The Courier & Advertiser (Perth and Perthshire Edition)
THE ARCHIVES
100 years ago
The Education Department, in a circular to school managers and teachers, announce that a considerable quantity of grain is at present being used in certain industrial procedures which are essential to the prosecution of the war. In order to set this grain free for human consumption, experiments have been made to discover a substitute which could be used in the processes and this has been found in the horse chestnut. School children are to help harvest the horse chestnuts.
50 years ago
A giant pearl, almost as large as a man’s fingernail, has been found in the Tay. The pearl, weighing 28 grains, was found by Donald McGregor of Rattray, Blairgowrie. The new find comes only two weeks after a pearl measuring half an inch in diameter was found by Scotland’s only professional pearl fisher, 35-year-old Bill Abernethy of Coupar Angus.

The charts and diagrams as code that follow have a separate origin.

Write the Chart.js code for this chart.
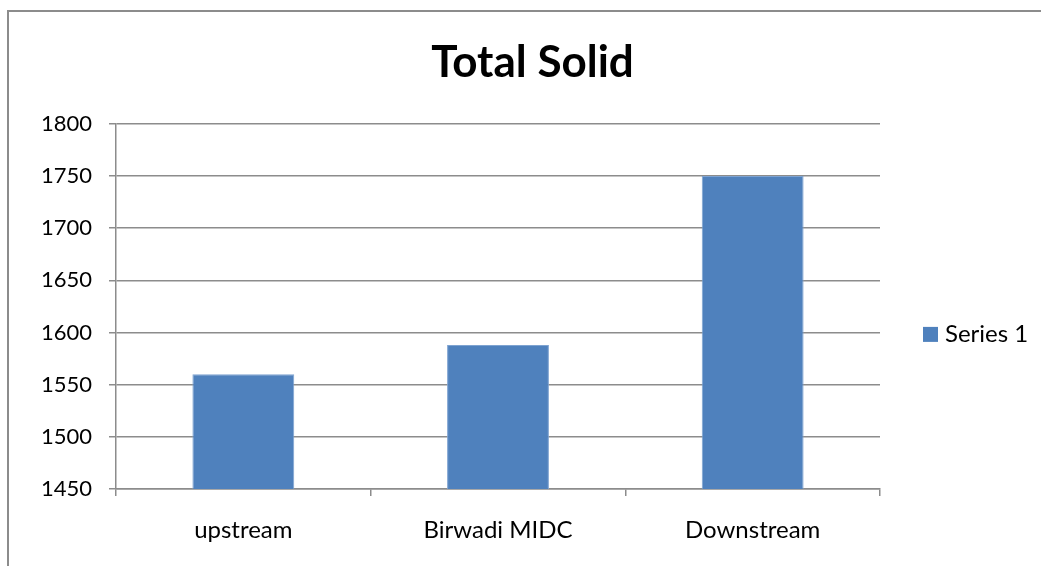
<!DOCTYPE html>
<html>
<head>
<meta charset="utf-8">
<script src="https://cdn.jsdelivr.net/npm/chart.js@4"></script>
<style>
  html, body { margin: 0; padding: 0; background: #fff; }
  #wrap { width: 1041px; height: 566px; }
</style>
</head>
<body>
<div id="wrap"><canvas id="chart-total-solid"></canvas></div>
<script>
var categories = ["upstream", "Birwadi MIDC", "Downstream"];
var seriesName = "Series 1";
var seriesValues = [1560, 1588, 1750];
var yTicks = [1450, 1500, 1550, 1600, 1650, 1700, 1750, 1800];

var barColor = "#4F81BD";
var fontFamily = "Lato, 'Open Sans', sans-serif";

// outer frame + hand drawn legend on the right
var framePlugin = {
    id: 'frame',
    beforeDraw: function (chart) {
        var ctx = chart.ctx;
        ctx.save();
        ctx.fillStyle = '#fff';
        ctx.fillRect(0, 0, chart.width, chart.height);
        ctx.strokeStyle = '#8c8c8c';
        ctx.lineWidth = 2;
        ctx.strokeRect(8, 11, 1200, 1000);
        ctx.restore();
    },
    afterDraw: function (chart) {
        var ctx = chart.ctx;
        var ds = chart.data.datasets[0];
        var midY = (chart.chartArea.top + chart.chartArea.bottom) / 2 + 28;
        ctx.save();
        ctx.fillStyle = ds.backgroundColor;
        ctx.fillRect(923, midY - 7.5, 15, 15);
        ctx.fillStyle = '#000';
        ctx.font = "24px " + fontFamily;
        ctx.textBaseline = 'middle';
        ctx.fillText(ds.label, 945, midY);
        ctx.restore();
    }
};

var ctx = document.getElementById("chart-total-solid").getContext("2d");
var chart = new Chart(ctx, {
    type: "bar",
    data: {
        labels: categories,
        datasets: [{
            label: seriesName,
            data: seriesValues,
            backgroundColor: barColor,
            borderColor: "#7ea3d1",
            borderWidth: 1,
            barPercentage: 0.8,
            categoryPercentage: 0.5
        }]
    },
    options: {
        responsive: true,
        maintainAspectRatio: false,
        animation: false,
        devicePixelRatio: 1,
        layout: {
            padding: { left: 24, right: 0, top: 0, bottom: 0 }
        },
        plugins: {
            legend: { display: false },
            tooltip: { enabled: false },
            title: {
                display: true,
                text: "Total Solid",
                color: "#000",
                font: { size: 44, weight: 'bold', family: fontFamily, lineHeight: 1.2 },
                padding: { top: 36, bottom: 35 }
            }
        },
        scales: {
            y: {
                min: 1450,
                max: 1800,
                afterFit: function (scale) { scale.width = 92; },
                afterBuildTicks: function (scale) {
                    scale.ticks = yTicks.map(function (v) { return { value: v }; });
                },
                grid: {
                    color: '#8c8c8c',
                    lineWidth: 1.5,
                    drawTicks: true,
                    tickLength: 7
                },
                border: { color: '#8c8c8c', width: 1.5 },
                ticks: {
                    color: '#000',
                    padding: 17,
                    font: { size: 22, family: fontFamily },
                    callback: function (value) { return String(value); }
                }
            },
            // empty right axis, only keeps room for the legend
            legendSpace: {
                position: 'right',
                min: 0,
                max: 1,
                afterFit: function (scale) { scale.width = 161; },
                grid: { display: false },
                border: { display: false },
                ticks: { display: false }
            },
            x: {
                afterFit: function (scale) { scale.height = 77; },
                grid: {
                    offset: true,
                    drawOnChartArea: false,
                    drawTicks: true,
                    tickLength: 7,
                    color: '#8c8c8c',
                    lineWidth: 1.5
                },
                border: { color: '#8c8c8c', width: 1.5 },
                ticks: {
                    color: '#000',
                    padding: 20,
                    font: { size: 24, family: fontFamily }
                }
            }
        }
    },
    plugins: [framePlugin]
});
</script>
</body>
</html>
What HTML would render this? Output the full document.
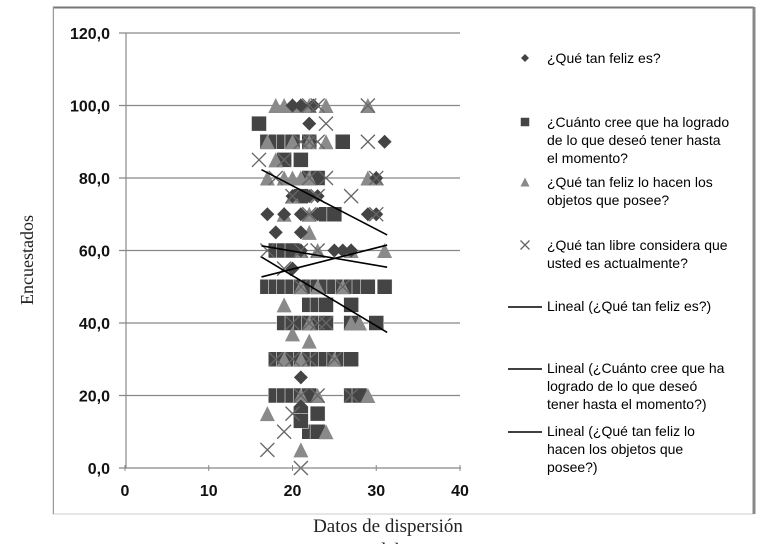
<!DOCTYPE html>
<html><head><meta charset="utf-8"><style>
body{margin:0;background:#fff;width:782px;height:544px;overflow:hidden;font-family:"Liberation Sans",sans-serif}
svg{display:block}
</style></head><body>
<svg id="c" width="782" height="544" xmlns="http://www.w3.org/2000/svg">
<rect x="53" y="7" width="700" height="507" fill="none" stroke="#ccc" stroke-width="1"/>
<line x1="53" y1="7.5" x2="754" y2="7.5" stroke="#777" stroke-width="2"/>
<line x1="754" y1="7" x2="754" y2="514" stroke="#888" stroke-width="3"/>
<line x1="53.5" y1="7" x2="53.5" y2="514" stroke="#999" stroke-width="1"/>
<g id="grid"></g><g id="marks"></g><g id="trends"></g><g id="axes"></g><g id="legend"></g>
<text x="33" y="260" transform="rotate(-90 33 260)" text-anchor="middle" font-family="Liberation Serif,serif" font-size="18" fill="#222">Encuestados</text>
<text x="388" y="532" text-anchor="middle" font-family="Liberation Serif,serif" font-size="19" fill="#222">Datos de dispersión</text>
<text x="388" y="556" text-anchor="middle" font-family="Liberation Serif,serif" font-size="19" fill="#222">del</text>
</svg>
<script>
const xTicks=[0,10,20,30,40];
const yTicks=[0,20,40,60,80,100,120];
const yTickLabels=["0,0","20,0","40,0","60,0","80,0","100,0","120,0"];
const s1x=[20,21,22.5,22,31,30,20,22,23,29,30,17,21,18,21,21,25,26,27,20,21,21,19,23];
const s1y=[100,100,100,95,90,80,75,75,75,70,70,70,70,65,65,60,60,60,60,55,25,17,70,70];
const s2x=[16,17,18,19,20,22,26,19,21,22,23,24,25,21,18,19,20,17,18,19,20,21,22,23,24,25,26,27,28,29,31,22,23,24,27,19,20,21,22,23,24,27,30,18,19,20,21,22,23,24,25,26,27,18,19,20,21,22,27,28,21,23,22,23,21,20];
const s2y=[95,90,90,90,90,90,90,85,85,80,80,70,70,75,60,60,60,50,50,50,50,50,50,50,50,50,50,50,50,50,50,45,45,45,45,40,40,40,40,40,40,40,40,30,30,30,30,30,30,30,30,30,30,20,20,20,20,20,20,20,15,15,10,10,13,90];
const s3x=[18,19,20,21,22,24,29,17,18,20,22,24,17,20,22,29,30,22,19,20,22,21,23,27,31,19,21,23,26,22,27,28,20,22,19,21,25,21,23,29,17,21,24,19,21];
const s3y=[100,100,100,100,100,100,100,90,85,90,90,90,80,80,80,80,80,65,70,75,70,60,60,60,60,45,50,50,50,40,40,40,37,35,30,30,30,20,20,20,15,5,10,80,80];
const s4x=[29,22,23,24,16,19,29,22,23,21,30,18,22,24,20,23,27,30,22,17,21,23,19,20,22,23,18,20,22,25,21,23,27,20,19,17,21,24,21,26];
const s4y=[100,100,100,95,85,85,90,90,90,90,80,80,80,80,75,75,75,70,70,60,60,60,55,40,40,40,30,30,30,30,20,20,20,15,10,5,0,40,50,50];
const trendX0=[16.3,16.3,16.3,16.3], trendX1=[31.3,31.3,31.3,31.3];
const trendY0=[82.3,61.3,52.7,58.2], trendY1=[64.3,55.4,61.5,37.4];
const legendLabels=[["¿Qué tan feliz es?"],["¿Cuánto cree que ha logrado","de lo que deseó tener hasta","el momento?"],["¿Qué tan feliz lo hacen los","objetos que posee?"],["¿Qué tan libre considera que","usted es actualmente?"],["Lineal (¿Qué tan feliz es?)"],["Lineal (¿Cuánto cree que ha","logrado de lo que deseó","tener hasta el momento?)"],["Lineal (¿Qué tan feliz lo","hacen los objetos que","posee?)"]];
const X=v=>125+v*8.375, Y=v=>468-v*3.625;
const NS="http://www.w3.org/2000/svg";
function mk(p,t,a){const e=document.createElementNS(NS,t);for(const k in a)e.setAttribute(k,a[k]);p.appendChild(e);return e;}
const grid=document.getElementById('grid'),axes=document.getElementById('axes'),marks=document.getElementById('marks'),trends=document.getElementById('trends'),leg=document.getElementById('legend');
yTicks.forEach((v,i)=>{
 if(v>0){const g=mk(grid,'line',{x1:119,x2:460,y1:Y(v),y2:Y(v),stroke:'#888','stroke-width':1.2});
 }
 const t=mk(axes,'text',{x:110,y:Y(v)+6,'text-anchor':'end','font-size':16,'font-weight':'bold',fill:'#111'});t.textContent=yTickLabels[i];
 
});
let a=mk(axes,'line',{x1:126,x2:126,y1:Y(120),y2:Y(0),stroke:'#888','stroke-width':1.2});

a=mk(axes,'line',{x1:119,x2:461,y1:Y(0),y2:Y(0),stroke:'#888','stroke-width':1.2});

xTicks.forEach(v=>{
 const tk=mk(axes,'line',{x1:X(v),x2:X(v),y1:Y(0)-3,y2:Y(0)+3,stroke:'#888'});
 
 const t=mk(axes,'text',{x:X(v),y:Y(0)+28,'text-anchor':'middle','font-size':16,'font-weight':'bold',fill:'#111'});t.textContent=v;
 
});
function sq(p,x,y,s){return mk(p,'rect',{x:x-s/2,y:y-s/2,width:s,height:s,fill:'#444',stroke:'#fff','stroke-width':0.5});}
function dm(p,x,y,s){return mk(p,'polygon',{points:`${x},${y-s/2} ${x+s/2},${y} ${x},${y+s/2} ${x-s/2},${y}`,fill:'#444'});}
function tr(p,x,y,s){return mk(p,'polygon',{points:`${x},${y-s/2} ${x+s/2},${y+s/2} ${x-s/2},${y+s/2}`,fill:'#8a8a8a'});}
function cx(p,x,y,s){return mk(p,'path',{d:`M${x-s/2},${y-s/2}L${x+s/2},${y+s/2}M${x+s/2},${y-s/2}L${x-s/2},${y+s/2}`,stroke:'#666','stroke-width':1.3,fill:'none'});}
s2x.forEach((v,i)=>{const e=sq(marks,X(v),Y(s2y[i]),15);});
s3x.forEach((v,i)=>{const e=tr(marks,X(v),Y(s3y[i]),15);});
s1x.forEach((v,i)=>{const e=dm(marks,X(v),Y(s1y[i]),14);});
s4x.forEach((v,i)=>{const e=cx(marks,X(v),Y(s4y[i]),14);});
trendX0.forEach((v,i)=>{const e=mk(trends,'line',{x1:X(v),y1:Y(trendY0[i]),x2:X(trendX1[i]),y2:Y(trendY1[i]),stroke:'#000','stroke-width':1.6});
 });
const legY=[63,127,187,250,311,373,436];
legendLabels.forEach((lines,i)=>{
 const g=mk(leg,'g',{});
 const y=legY[i]-5;
 if(i==0)dm(g,525,y,8);else if(i==1)sq(g,525,y,9);else if(i==2)tr(g,525,y,9);else if(i==3)cx(g,525,y,9);
 else mk(g,'line',{x1:508,x2:542,y1:y+1,y2:y+1,stroke:'#000','stroke-width':1.5});
 lines.forEach((l,j)=>{const t=mk(g,'text',{x:547,y:legY[i]+j*18,'font-size':14,fill:'#000'});t.textContent=l;});
});
</script>
</body></html>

At the time the Abernethy Pearl, as it has since been named, was found, it was described as a “once in a lifetime find” by a Perth jeweller.
25 years ago
The thirteenth hole on Carnoustie’s Championship Golf Course will forever be regarded as lucky by two Tayside men after they achieved the impossible by striking holes-in-one while playing together. Douglas Pryde (31) of Monifieth and Iain Strachan (31) of Dundee achieved the amazing feat on the 140-yard par three while playing in a stableford competition with a friend. “When we got to the hole,” said Douglas, “my ball was clean in the hole and the other was wedged between lip and pin.”
One year ago
A Kirriemuir woman is one of three Scots on the GB team for the World University Rowing Championships. Robyn Hart-Winks will aim to build on the best season yet for Scottish rowing when she competes for team Britain at the championships in Poznan, Poland. The Edinburgh University graduate will compete in the lightweight women’s single scull, while Cameron Buchan competes in the men’s eight and Melissa Wilson is in the women’s single scull.